Germany’s onslaught on its famed automotive and production industries appears to be taking an economic toll as the country pushes ahead to go green by phasing out internal combustion engines and coal power plants.
Recently we reported how electricity prices are again slated to increase this year, and thus will continue to make German power among the most expensive worldwide.
A wave of green activism has led to tighter regulations against the internal combustion engines and to a planned phase-out of coal-fired power plants.
Teetering on recession
Just recently German online business daily Handelsblatt reported here that there are “new concerns about an economic slump in Germany” as “surprisingly weak figures are fueling new worries about a downturn”.
“Horrible numbers”…a “disaster”
“Experts spoke of ‘horrible numbers’, a ‘disaster’. Industry, construction, and energy providers produced a full 3.5 percent less in December than in the previous month,” the Handelsblatt reports.

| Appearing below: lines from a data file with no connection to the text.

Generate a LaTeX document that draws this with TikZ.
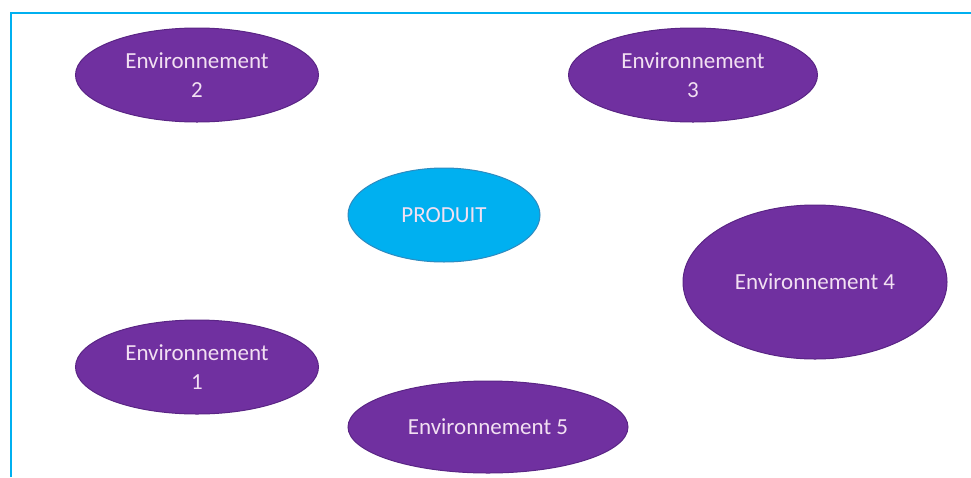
\documentclass[tikz,border=0pt]{standalone}
\usepackage{fontspec}
\setmainfont{Carlito}
\usetikzlibrary{shapes.geometric}
\definecolor{envpurple}{HTML}{7030A0}
\definecolor{envedge}{HTML}{5A2585}
\definecolor{prodblue}{HTML}{00B0F0}
\definecolor{prodedge}{HTML}{2E8BC0}
\definecolor{envtext}{HTML}{F2E0F2}
\definecolor{frameblue}{HTML}{00B0F0}
\begin{document}
\begin{tikzpicture}[x=1pt, y=-1pt,
	envnode/.style={ellipse, fill=envpurple, draw=envedge, line width=1pt, inner sep=0pt,
		text=envtext, align=center, font=\fontsize{23}{29}\selectfont},
	prodnode/.style={ellipse, fill=prodblue, draw=prodedge, line width=1pt, inner sep=0pt,
		text=envtext, font=\fontsize{23}{29}\selectfont}]
	\useasboundingbox (0,0) rectangle (971,477);
	% frame on top and left
	\draw[frameblue, line width=2pt] (11,477) -- (11,13) -- (971,13);
	% centre
	\node[prodnode, minimum width=192pt, minimum height=94pt] (produit) at (444,215) {PRODUIT};
	% environments
	\node[envnode, minimum width=243pt, minimum height=94pt] (env2) at (197,75) {Environnement\\2};
	\node[envnode, minimum width=249pt, minimum height=94pt] (env3) at (693,75) {Environnement\\3};
	\node[envnode, minimum width=264pt, minimum height=154pt] (env4) at (815,282) {Environnement 4};
	\node[envnode, minimum width=243pt, minimum height=94pt] (env1) at (197,367) {Environnement\\1};
	\node[envnode, minimum width=280pt, minimum height=92pt] (env5) at (488,427) {Environnement 5};
\end{tikzpicture}
\end{document}
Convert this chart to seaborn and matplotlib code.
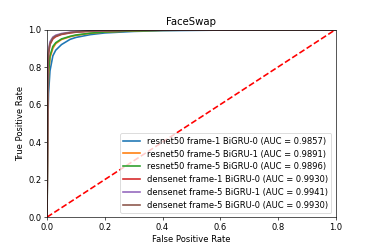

December production plummets 6.8%
The economic bloodbath was even worse in the production sector which “fell even more sharply, with output falling by 6.8 percent – the sharpest drop since the end of 2009,” writes the Handelsblatt. “Concerns are growing again that the German economy may be in more difficult waters than expected.”
For Germany, “2019 was not only the worst year for industrial orders since 2008, it was also the first time since 2002 that German order books shrank for two years in a row,” reports Yahoo here.
Massive automotive layoffs
The German auto sector has been hard hit. For example, car maker Opel recently announced 2,100 job cuts in Germany. Late last year Daimler, owner of Mercedes Benz, announced plans “to ax at least 10,000 jobs,” Volkswagen’s Audi said “it would slash up to 9,500 jobs or one in ten staff by 2025 and car suppliers Continental and Osram announced staff and cost cuts.”
The Financial Times reported today that Daimler suffered its “worst results in decade” and that its earnings “plunged 60% in 2019 amid ‘Dieselgate’ woes.” Daimler also “refused to deny reports” that an additional 5,000 jobs could be cut.
The Financial Times adds: “Daimler is being forced to spend heavily on electric vehicles and plug-in hybrids in order to avoid fines from Brussels for breaching new emissions regulations.”
Other reasons cited for the poor German economic results are the ongoing global trade disputes. Figures are expected to come under even greater pressure due to the spreading corona virus in China.